By separating the controllers from the data repositories, an IP-SAN eliminates the need for IT departments to buy more infrastructure than they currently use; they have to add more controllers only as needed. Because the IP-SAN is based on iSCSI solutions it can be implemented simply, using only the Microsoft iSCSI initiator on a host server, a target iSCSI storage device, and a Gigabit Ethernet switch to deliver block-level storage over IP. This simplicity means that IP-SANs based on iSCSI can be installed for less than half the cost of Fibre Channel SAN technology and can result in up to 60 percent savings in storage administration costs over a DAS system with the same capacity.
STANDARDIZING STORAGE MANAGEMENT
A vendor-neutral trade organization for network storage architectures, the Storage Network Industry Association (SNIA) has found that corporations are expanding their storage capacity by 30 percent annually. The SNIA predicts that through 2008 worldwide demand for direct-attached storage (DAS) will increase only 28 percent. Capacities for network-attached storage (NAS) and storage area networks (SAN) will grow 62 percent annually.
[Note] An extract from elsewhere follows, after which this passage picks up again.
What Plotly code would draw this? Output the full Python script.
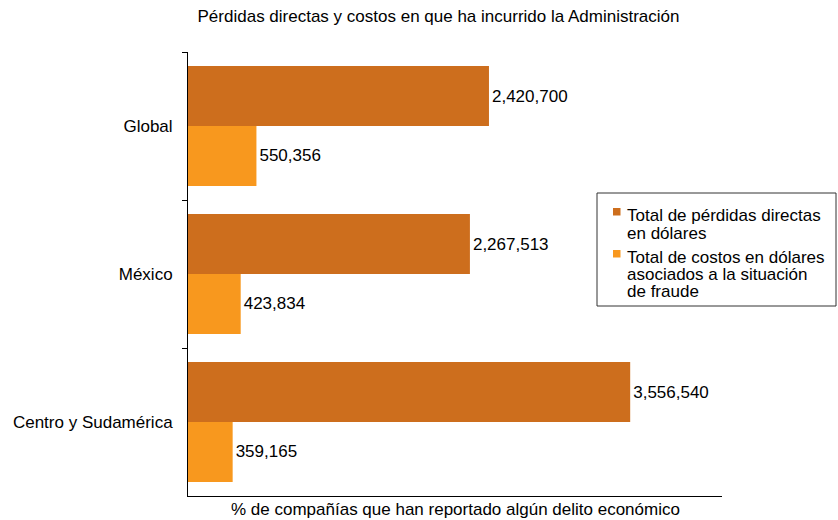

However, since each storage network architecture has to depend on proprietary devices from different manufacturers, however, the new challenge for IT departments will be interfacing these systems with each other. For example, each device in today’s SAN has its own disparate management interface, which can be a real pitfall for administrators and systems integrators. To smooth the integration process, the SNIA has initiated its Storage Management Initiative Specification (SMI-S) to help reduce costs associated with multi-vendor storage management. SMI-S is the first initiative in the storage market that works to develop and standardize interoperable storage management technologies and aggressively promote them to the storage, networking, and user communities. Its goal is to consolidate the storage management function in order to encourage IT administrators to adopt products that conform to SMI-S guidelines. More information is available at www.snia.org/smi.